Prager and Foster both said that since coming out, they’ve seen changes with the stigma associated with those who are LGBT affiliated.

“Legislatures with families on both sides are supporting gays rights, even if they are not gay,” Foster said. “Seeing these things happen give people these notions that it is okay to accept gays too. Also, conservative no longer goes hand-in-hand with anti-gay.”

Quist has partnered with the It Gets Better Project to help celebrate LGBT History Month in October. In addition, The Trevor Project, a nonprofit focused on suicide prevention with LBGT youths, social media channels will be sharing historical facts from Quist throughout the month.

“Sometimes people growing up in rural communities just have to get through it,” Foster said. “Now that I am at K-State, I am no longer the token gay. The sheer size of K-State changed the dynamics because I am no longer the ‘only gay’ that people know, like it was in my hometown.”

If individuals do not have a phone or tablet that can download the app., they can go to quistapp.com and find other free online sources including references to other webpages.
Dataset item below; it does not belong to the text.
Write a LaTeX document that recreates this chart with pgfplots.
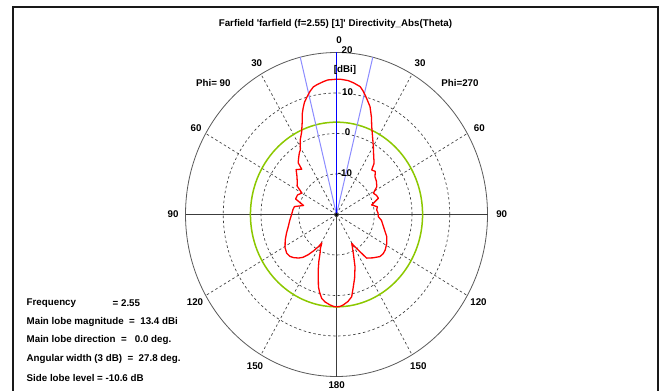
\documentclass[border=0pt]{standalone}
\usepackage{pgfplots}
\usepackage{pgfplotstable}
\pgfplotsset{compat=1.18}
\usepackage{fontspec}
\setmainfont{Liberation Sans}[Ligatures=TeXOff]
\definecolor{cstgreen}{RGB}{140,200,0}
\definecolor{lblue}{RGB}{140,140,255}
\definecolor{gridgray}{RGB}{60,60,60}
\definecolor{ringgray}{RGB}{90,90,90}
\newcommand\lbl{\fontsize{9.8}{11}\selectfont\bfseries}

% theta [deg], directivity [dBi], side (-1: Phi=90 left, +1: Phi=270 right)
\pgfplotstableread{
t d s
0 13.4 -1
4 13.3 -1
6 13.0 -1
9 12.5 -1
11 12.1 -1
13 11.2 -1
15 10.1 -1
17 9.0 -1
18.5 7.8 -1
20 6.5 -1
22 4.3 -1
24.5 2.3 -1
27.5 0.8 -1
31 -1.4 -1
33 -1.9 -1
36 -2.9 -1
38.5 -3.7 -1
39.5 -5.5 -1
44 -4.6 -1
48 -5.9 -1
53 -7.0 -1
56 -7.4 -1
60 -9.4 -1
65 -8.6 -1
70.5 -8.5 -1
75.7 -11.0 -1
80 -8.7 -1
84 -8.4 -1
90 -8.1 -1
97 -7.5 -1
103 -6.9 -1
109 -6.0 -1
115 -5.0 -1
121 -4.1 -1
126 -3.7 -1
130 -3.9 -1
133 -4.4 -1
137 -5.3 -1
140 -6.2 -1
143 -7.6 -1
146 -9.2 -1
149 -10.8 -1
151 -12.0 -1
153 -10.6 -1
155.5 -9.5 -1
158 -7.5 -1
160.5 -5.5 -1
163 -3.5 -1
165 -1.5 -1
167 -0.2 -1
169.3 1.1 -1
172 1.8 -1
175.6 2.4 -1
178 2.7 -1
180 2.8 -1
180 2.8 1
177.5 2.7 1
175.4 2.4 1
172 1.7 1
168.8 0.7 1
166 -1.6 1
163 -3.6 1
159.2 -6.2 1
155.1 -9.4 1
150.5 -11.8 1
146.7 -9.5 1
143.5 -6.6 1
138 -5.6 1
132.1 -4.5 1
128 -4.3 1
124.3 -4.4 1
118 -4.9 1
112.4 -5.6 1
103.6 -7.2 1
97 -8.0 1
92.8 -8.9 1
88 -9.0 1
84 -9.3 1
80 -9.0 1
75.8 -10.4 1
70.1 -8.2 1
66 -8.4 1
61.8 -8.9 1
57.2 -7.3 1
52 -6.6 1
47.6 -6.2 1
44 -5.2 1
40.3 -5.6 1
38.2 -3.9 1
34 -2.4 1
30.2 -0.6 1
26.5 1.4 1
23.3 3.6 1
21 5.8 1
18.4 8.1 1
15 10.1 1
13 11.3 1
11.2 12.2 1
8 12.8 1
5.4 13.2 1
2 13.4 1
0 13.4 1
}\farfielddata

\begin{document}
\begin{tikzpicture}
\useasboundingbox (0,0) rectangle (661bp,391bp);
\fill[white] (0,0) rectangle (661bp,391bp);
\begin{scope}
\clip (0,0) rectangle (661bp,391bp);
\begin{axis}[at={(0,0)}, anchor=south west, scale only axis,
  width=661bp, height=391bp,
  xmin=-89.139, xmax=85.96, ymin=-43.58, ymax=52.96,
  hide axis, clip=false]
  % dashed grid rings (-10, 0, 10 dBi)
  \draw[gridgray, line width=0.65bp, dash pattern=on 2.5bp off 2.5bp] (axis cs:0,0) ellipse [x radius=10, y radius=10];
  \draw[gridgray, line width=0.65bp, dash pattern=on 2.5bp off 2.5bp] (axis cs:0,0) ellipse [x radius=20, y radius=20];
  \draw[gridgray, line width=0.65bp, dash pattern=on 2.5bp off 2.5bp] (axis cs:0,0) ellipse [x radius=30, y radius=30];
  % dashed spokes
  \draw[gridgray, line width=0.65bp, dash pattern=on 2.5bp off 2.5bp]
    (axis cs:0,0) -- (axis cs:20,34.641)
    (axis cs:0,0) -- (axis cs:-20,34.641)
    (axis cs:0,0) -- (axis cs:34.641,20)
    (axis cs:0,0) -- (axis cs:-34.641,20)
    (axis cs:0,0) -- (axis cs:34.641,-20)
    (axis cs:0,0) -- (axis cs:-34.641,-20)
    (axis cs:0,0) -- (axis cs:20,-34.641)
    (axis cs:0,0) -- (axis cs:-20,-34.641);
  % outer ring (20 dBi)
  \draw[ringgray, line width=0.8bp] (axis cs:0,0) ellipse [x radius=40, y radius=40];
  % main axes
  \draw[gridgray, line width=0.8bp] (axis cs:-40,0) -- (axis cs:40,0);
  \draw[gridgray, line width=0.8bp] (axis cs:0,-40) -- (axis cs:0,40);
  % side lobe level circle (2.8 dBi)
  \draw[cstgreen, line width=1.5bp] (axis cs:0,0) ellipse [x radius=22.8, y radius=22.8];
  % 3 dB angular width lines (+-13.9 deg)
  \addplot[lblue, line width=1bp] coordinates {(0,0) (-9.607,38.829)};
  \addplot[lblue, line width=1bp] coordinates {(0,0) (9.607,38.829)};
  % pattern
  \addplot[red, line width=1.3bp, line join=round]
    table[x expr={\thisrow{s}*(\thisrow{d}+20)*sin(\thisrow{t})},
          y expr={(\thisrow{d}+20)*cos(\thisrow{t})}] {\farfielddata};
  % main lobe direction
  \addplot[blue, line width=1.6bp] coordinates {(0,0) (0,40)};
  \addplot[black, only marks, mark=*, mark size=1.2bp] coordinates {(0,0)};
\end{axis}
% labels
\begin{scope}[every node/.style={inner sep=0pt, font=\lbl}]
\node at (335.5bp,367bp) {Farfield 'farfield (f=2.55) [1]' Directivity\_Abs(Theta)};
\node at (339bp,351bp) {0};
\node at (347bp,341bp) {20};
\node at (345bp,321bp) {[dBi]};
\node at (347.5bp,299.3bp) {10};
\node at (347.5bp,259.3bp) {0};
\node at (345bp,218.3bp) {-10};
\node at (256.7bp,327.7bp) {30};
\node at (420bp,327.7bp) {30};
\node at (213.3bp,308.3bp) {Phi= 90};
\node at (460bp,307.7bp) {Phi=270};
\node at (196bp,262.7bp) {60};
\node at (479.3bp,262.7bp) {60};
\node at (173bp,177bp) {90};
\node at (501.7bp,177bp) {90};
\node at (195bp,89.3bp) {120};
\node at (478.5bp,89.3bp) {120};
\node at (255bp,25bp) {150};
\node at (418.3bp,25bp) {150};
\node at (336.7bp,5.5bp) {180};
\node[anchor=west] at (26.5bp,88bp) {Frequency};
\node[anchor=west] at (112.5bp,88bp) {= 2.55};
\node[anchor=west] at (26.5bp,69.3bp) {Main lobe magnitude \ = \ 13.4 dBi};
\node[anchor=west] at (26.5bp,51bp) {Main lobe direction \ = \ \ 0.0 deg.};
\node[anchor=west] at (26.5bp,32bp) {Angular width (3 dB) \ = \ 27.8 deg.};
\node[anchor=west] at (26.5bp,13.3bp) {Side lobe level = -10.6 dB};
\end{scope}
% frame
\draw[line width=2bp, black!90] (13bp,-2bp) -- (13bp,384bp) -- (658bp,384bp) -- (658bp,-2bp);
\end{scope}
\end{tikzpicture}
\end{document}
Anyone can gain information this way, so long as they have access to a computer.

If a person is wanting a less trackable way to find out about LGBT history, they should attempt to gain access to the free app.

“One of the unique things about an app is that the information searched through it will not show up in web history,” Prager said.

This could be valuable to students who were like Foster, when they are preparing or considering coming out.

“Even today, when I use the word ‘gay’ to search something I take a double take of those around me,” Foster said. “It can still be an issue to some, even if I am just searching gay men’s fashion.”